The World Bank traditionally offers loans instead of grants. Developing countries have consistently argued this funding should not increase a recipient’s debt burden, Vanhala says. And a board member for another fund hosted by the World Bank has reported that the admin fees it charges are rising and absorbing a larger share of its aid.
“This could mean that, for every US$100 billion offered to countries and communities reeling from disaster, the World Bank will keep $US1.5 billion. This will be hard for an institution still funding the climate-wrecking oil and gas industry to justify,” Vanhala adds.
Aside from loss and damage, rich countries failed to keep a promise to raise US$100 billion of climate change mitigation and adaptation funding by 2020. This money would help the most vulnerable nations build sturdier storm defences and solar farms, for instance, and will be the subject of heated debate at COP28.
US and EU negotiators have argued that China, the world’s second largest economy and its current biggest emitter, should be obliged to contribute to such funding – despite sitting with other developing countries in the UN talks.
But a new analysis by Sarah Colenbrander, director at the Overseas Development Institute and guest lecturer in climate economics at the University of Oxford, tells a different story.
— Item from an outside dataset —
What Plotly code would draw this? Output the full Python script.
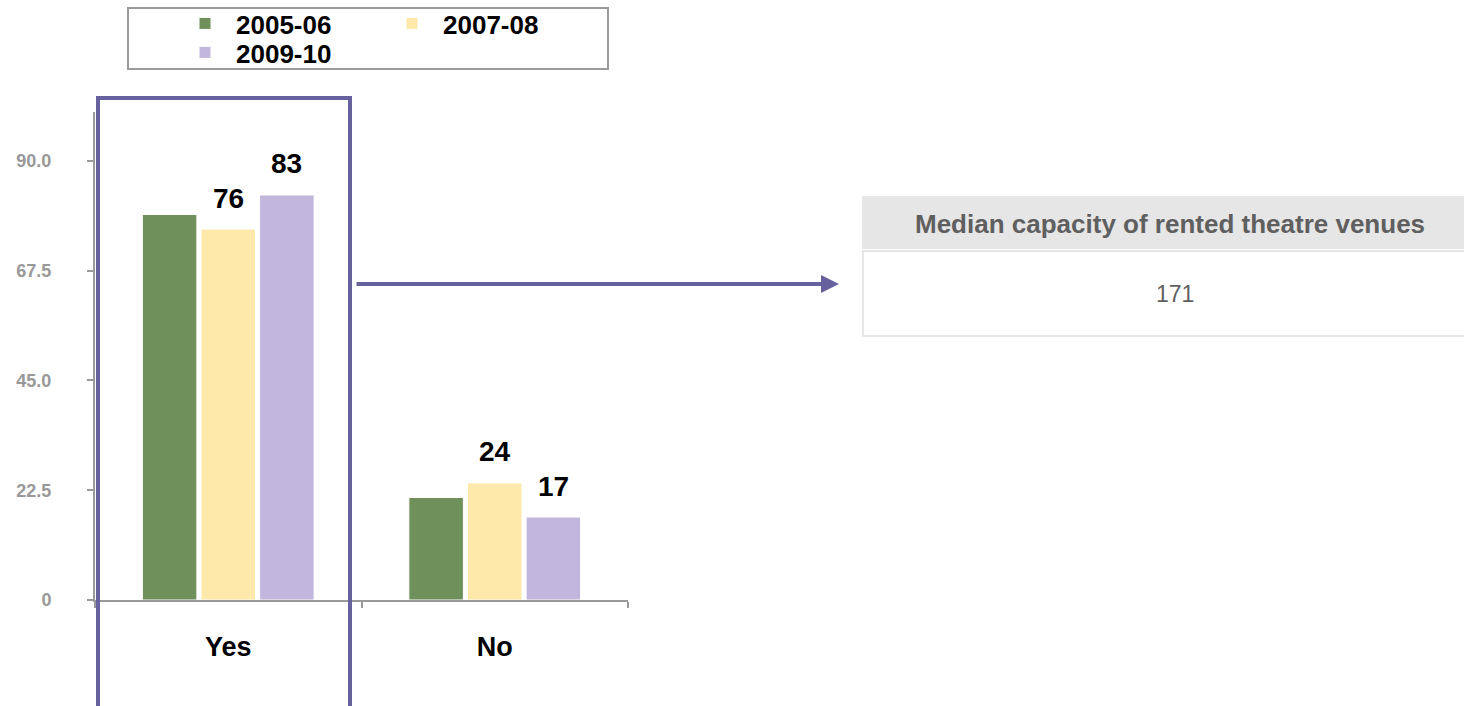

By following the substantial climate aid China already provides via other channels, such as multilateral development banks, Colenbrander argues that the real laggard and obstacle to a financial settlement is the US.
“The fastest way to restore trust in the international climate regime would be for the US to step up with its fair share of climate finance,” she says.
“Only once the developed countries have fulfilled their longstanding promise does a conversation about new climate finance contributors become politically possible.”